PS - I am not alone - I found another thread with more half remembered details... but I'm not allowed to post links on here as a n00b :-(


----------



## Stone (Jan 11, 2008)

*Re: Harryhausen question*

Not a harryhausen film but the battle to the top of the tower did a ring a bell with me, *Conan the Destroyer *has something similar with a crystal tower that they ascend to fight the evil wizard and retrieve a gem i believe..


----------



## Malifex (Jan 11, 2008)

*Re: Harryhausen question*

Here's part of a thread on the Premiere.com forum - I'm sure we're talking about the same film:

"I, too, remembered it as a Sinbad flick -- but I've come to the conclusion since then that it was only an Arabian Nights film and not necessarily a Sinbad film.

Points I remember that you don't mention.  The tower had a circular stairway with a huge rope hanging in it -- they had to climb the stairs and then shift to the rope.
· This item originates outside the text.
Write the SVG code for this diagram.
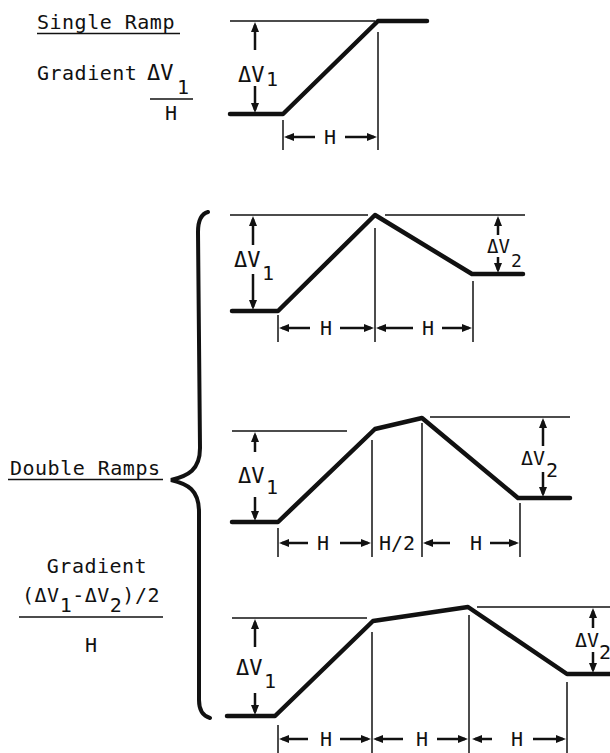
<svg xmlns="http://www.w3.org/2000/svg" width="610" height="753" viewBox="0 0 610 753">
<style>
.t{font-family:"DejaVu Sans Mono","Liberation Mono",monospace;font-size:20px;letter-spacing:0.5px;fill:#111}
.dv{font-family:"DejaVu Sans Mono","Liberation Mono",monospace;font-size:22px;fill:#111}
.dv2{font-family:"DejaVu Sans Mono","Liberation Mono",monospace;font-size:20px;fill:#111}
.h{font-family:"DejaVu Sans Mono","Liberation Mono",monospace;font-size:20px;fill:#111;text-anchor:middle}
.thick{fill:none;stroke:#111;stroke-width:4.5;stroke-linecap:round;stroke-linejoin:round}
.thin{fill:none;stroke:#111;stroke-width:1.3}
.ext{fill:none;stroke:#111;stroke-width:1.5}
.ar{fill:none;stroke:#111;stroke-width:2.5;marker-end:url(#ah)}
.brace{fill:none;stroke:#111;stroke-width:4;stroke-linecap:round}
</style>
<defs>
<marker id="ah" viewBox="0 0 10 8" refX="7" refY="4" markerWidth="10" markerHeight="8" orient="auto" markerUnits="userSpaceOnUse">
<path d="M0,0 L10,4 L0,8 z" fill="#111"/>
</marker>
</defs>
<rect width="610" height="753" fill="#fff"/>

<g id="single-ramp-label">
<text class="t" x="37" y="29">Single Ramp</text>
<line class="ext" x1="37" y1="33.5" x2="180" y2="33.5"/>
<text class="t" x="37" y="80">Gradient</text>
<text class="dv" x="147" y="80">ΔV</text>
<text class="t" x="177" y="94">1</text>
<line class="ext" x1="150" y1="99" x2="193" y2="99"/>
<text class="h" x="171" y="120">H</text>
</g>

<g id="single-ramp-plot">
<line class="thin" x1="230" y1="21" x2="375" y2="21"/>
<path class="thick" d="M230,114 L283,114 L378,21 L427,21"/>
<line class="ext" x1="378" y1="32" x2="378" y2="150"/>
<line class="ext" x1="283" y1="120" x2="283" y2="150"/>
<line class="ar" x1="255" y1="50" x2="255" y2="25"/>
<line class="ar" x1="255" y1="86" x2="255" y2="110"/>
<text class="dv" x="238" y="82">ΔV</text>
<text class="dv2" x="266" y="86">1</text>
<line class="ar" x1="315" y1="137" x2="287" y2="137"/>
<line class="ar" x1="345" y1="137" x2="374" y2="137"/>
<text class="h" x="330" y="144">H</text>
</g>

<g id="double-ramps-label">
<text class="t" x="10" y="475">Double Ramps</text>
<line class="ext" x1="8" y1="479.5" x2="163" y2="479.5"/>
<text class="h" x="97" y="573" style="letter-spacing:0.5px">Gradient</text>
<text class="t" x="22" y="602">(ΔV<tspan dy="10">1</tspan><tspan dy="-10">-ΔV</tspan><tspan dy="10">2</tspan><tspan dy="-10">)/2</tspan></text>
<line class="ext" x1="19" y1="617" x2="163" y2="617"/>
<text class="h" x="91" y="652">H</text>
</g>

<g id="brace">
<path class="brace" d="M208,212 C201,214 198,221 198,232 L200,448 C200,470 188,476 171,480 C188,484 199,490 199,512 L199,700 C199,711 203,716 210,718"/>
</g>

<g id="double-ramp-plot-1">
<line class="thin" x1="230" y1="215" x2="368" y2="215"/>
<line class="thin" x1="385" y1="215" x2="525" y2="215"/>
<path class="thick" d="M232,311 L278,311 L375,215 L472,274 L523,274"/>
<line class="ext" x1="375" y1="228" x2="375" y2="342"/>
<line class="ext" x1="473" y1="281" x2="473" y2="342"/>
<line class="ext" x1="278" y1="315" x2="278" y2="342"/>
<line class="ar" x1="253" y1="245" x2="253" y2="219"/>
<line class="ar" x1="253" y1="274" x2="253" y2="307"/>
<text class="dv" x="234" y="267">ΔV</text>
<text class="dv2" x="262" y="280">1</text>
<line class="ar" x1="498" y1="235" x2="498" y2="219"/>
<line class="ar" x1="498" y1="257" x2="498" y2="270"/>
<text class="dv2" x="487" y="253" style="font-size:19px">ΔV</text>
<text class="dv2" x="511" y="267" style="font-size:18px">2</text>
<line class="ar" x1="310" y1="328" x2="282" y2="328"/>
<line class="ar" x1="340" y1="328" x2="371" y2="328"/>
<text class="h" x="326" y="335">H</text>
<line class="ar" x1="413" y1="328" x2="379" y2="328"/>
<line class="ar" x1="442" y1="328" x2="469" y2="328"/>
<text class="h" x="428" y="335">H</text>
</g>

<g id="double-ramp-plot-2">
<line class="thin" x1="232" y1="431" x2="347" y2="431"/>
<line class="thin" x1="430" y1="417" x2="570" y2="417"/>
<path class="thick" d="M232,522 L278,522 L375,429 L422,418 L518,498 L570,498"/>
<line class="ext" x1="372" y1="440" x2="372" y2="557"/>
<line class="ext" x1="422" y1="423" x2="422" y2="557"/>
<line class="ext" x1="520" y1="503" x2="520" y2="557"/>
<line class="ext" x1="278" y1="528" x2="278" y2="557"/>
<line class="ar" x1="255" y1="452" x2="255" y2="435"/>
<line class="ar" x1="255" y1="497" x2="255" y2="518"/>
<text class="dv" x="238" y="483">ΔV</text>
<text class="dv2" x="266" y="494">1</text>
<line class="ar" x1="543" y1="446" x2="543" y2="421"/>
<line class="ar" x1="543" y1="472" x2="543" y2="494"/>
<text class="dv2" x="521" y="465">ΔV</text>
<text class="dv2" x="546" y="477">2</text>
<line class="ar" x1="308" y1="543" x2="282" y2="543"/>
<line class="ar" x1="340" y1="543" x2="368" y2="543"/>
<text class="h" x="323" y="550">H</text>
<text class="h" x="397" y="550">H/2</text>
<line class="ar" x1="450" y1="543" x2="426" y2="543"/>
<line class="ar" x1="490" y1="543" x2="516" y2="543"/>
<text class="h" x="476" y="550">H</text>
</g>

<g id="double-ramp-plot-3">
<line class="thin" x1="232" y1="618" x2="367" y2="618"/>
<line class="thin" x1="477" y1="607" x2="610" y2="607"/>
<path class="thick" d="M227,716 L275,716 L373,621 L468,607 L567,674 L612,674"/>
<line class="ext" x1="372" y1="632" x2="372" y2="753"/>
<line class="ext" x1="469" y1="615" x2="469" y2="753"/>
<line class="ext" x1="567" y1="682" x2="567" y2="753"/>
<line class="ext" x1="278" y1="725" x2="278" y2="753"/>
<line class="ar" x1="255" y1="647" x2="255" y2="622"/>
<line class="ar" x1="255" y1="693" x2="255" y2="712"/>
<text class="dv" x="236" y="675">ΔV</text>
<text class="dv2" x="264" y="688">1</text>
<line class="ar" x1="593" y1="628" x2="593" y2="611"/>
<line class="ar" x1="593" y1="652" x2="593" y2="670"/>
<text class="dv2" x="575" y="647">ΔV</text>
<text class="dv2" x="599" y="659">2</text>
<line class="ar" x1="308" y1="739" x2="282" y2="739"/>
<line class="ar" x1="340" y1="739" x2="368" y2="739"/>
<text class="h" x="326" y="746">H</text>
<line class="ar" x1="403" y1="739" x2="376" y2="739"/>
<line class="ar" x1="437" y1="739" x2="465" y2="739"/>
<text class="h" x="422" y="746">H</text>
<line class="ar" x1="492" y1="739" x2="475" y2="739"/>
<line class="ar" x1="533" y1="739" x2="563" y2="739"/>
<text class="h" x="517" y="746">H</text>
</g>
</svg>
Earlier, there was this huge, disembodied fist, about the side of a Volkswagen. It was protecting the tower and at one point, plopped itself down in front of the hero, blocking the way and then did a "no-no" gesture (Index finger extended, rest curled back. Very coy).

I also remember that there was a swamp they had to go through. 

This next is dimly remembered so I may be wrong on it. The whole point of the movie was to kill a magician whose soul was hidden in the top of the tower in something like a bottle. The hero and company had to go through several "regions" to get to the tower (the swamp being the last one before the tower itself). I can't recall what the other "trials" were but there were at least two other ones.

This has been driving me nuts for a couple of years. I've managed to get DVDs of all of the Harryhausen Sinbad films and would love to get a copy of this one. I suspect that it's not available on DVD."

Sadly, nobody on there knew what it was either...

Steve


----------



## Stenevor (Jan 11, 2008)

*Re: Harryhausen question*

Its definately a Sinbad/Arabian film, Ive seen it twice but for the life of me cant remember the title. I will have to think on it.


----------



## Stenevor (Jan 11, 2008)

*Re: Harryhausen question*

http://www.kiddiematinee.com/c-sindbad.html  I'm pretty sure this is it, it mentions "the tower of the evil heart".


----------



## j d worthington (Jan 12, 2008)

*Re: Harryhausen question*



Stenevor said:


> http://www.kiddiematinee.com/c-sindbad.html I'm pretty sure this is it, it mentions "the tower of the evil heart".


 
Bingo! I'm almost certain you've hit it, Stenevor... not only the rest of the details given above by Malifex (the giant fist, the various regions, the stairs and then the rope, etc.), but the fact that the lead was played by Guy Williams, pretty much clinches it for me. I'd be willing to lay money that this is it.... All those details certainly brought back some wonderful memories... odd that I can recall exactly where I watched the darned thing, and see the details of the house and the room (it wasn't my home, but a friend's parents'), but not the title.... Then again, as it was on television in the afternoon (another detail I recall) I may have missed the opening due to walking home from school....

Oh, and it wasn't his soul, it was his heart... taking a page from "The Heartless Giant". If this is the right film, it's no wonder that it stuck, as it was directed by Byron Haskin at a period when he seemed to be doing quite well with low-budget but memorable fantasy films, and co-written by Guy Endore (who wrote *The Werewolf of Paris*)....

No, it doesn't look as if it's available on DVD, but it was released on VHS... and the price I'm coming up with now ain't cheap... starts at about $26 US and goes up to about $100.....


----------



## j d worthington (Jan 12, 2008)

*Re: Harryhausen question*

*repeated post*


----------



## Foxbat (Jan 12, 2008)

*Re: Harryhausen question*

Now that it's been mentioned, it comes flooding back - I agree that it was almost certainly Guy Williams that played the lead. Looks like the case might be cracked


----------



## Stenevor (Jan 12, 2008)

*Re: Harryhausen question*

It was the giant fist that clinched it for me. I might be wrong but I can picture it with a big studded glove on moving in a totally ridiculous manner. I would love to see it again myself, I'll check some torrent sites out for it but I dont hold out much hope.


----------



## Malifex (Jan 12, 2008)

*Re: Harryhausen question*

Fantastic! That is indeed the very film - many thanks to everyone whole contributed.

And if you track down a copy, let us know...

Cheers,

Steve


----------



## Foxbat (Jan 13, 2008)

*Re: Harryhausen question*



Malifex said:


> Fantastic! That is indeed the very film - many thanks to everyone whole contributed.
> 
> And if you track down a copy, let us know...
> 
> ...


 
I've had a thorough scour of all my usual obscure haunts for a copy of this on DVD but to no avail. As j.d. mentioned earlier, it's available on VHS (second hand) from Amazon USA and that seems to be about it for now. Please note that if you decide to buy a copy on VHS, it will be in NTSC format. 

Hopefully it may make its way to DVD sometime in the future because I, for one, would really like to see this again. I searched for about seven years before I acquired a copy of _The Time Travelers_ on DVD, lets hope we don't have to wait as long as that


----------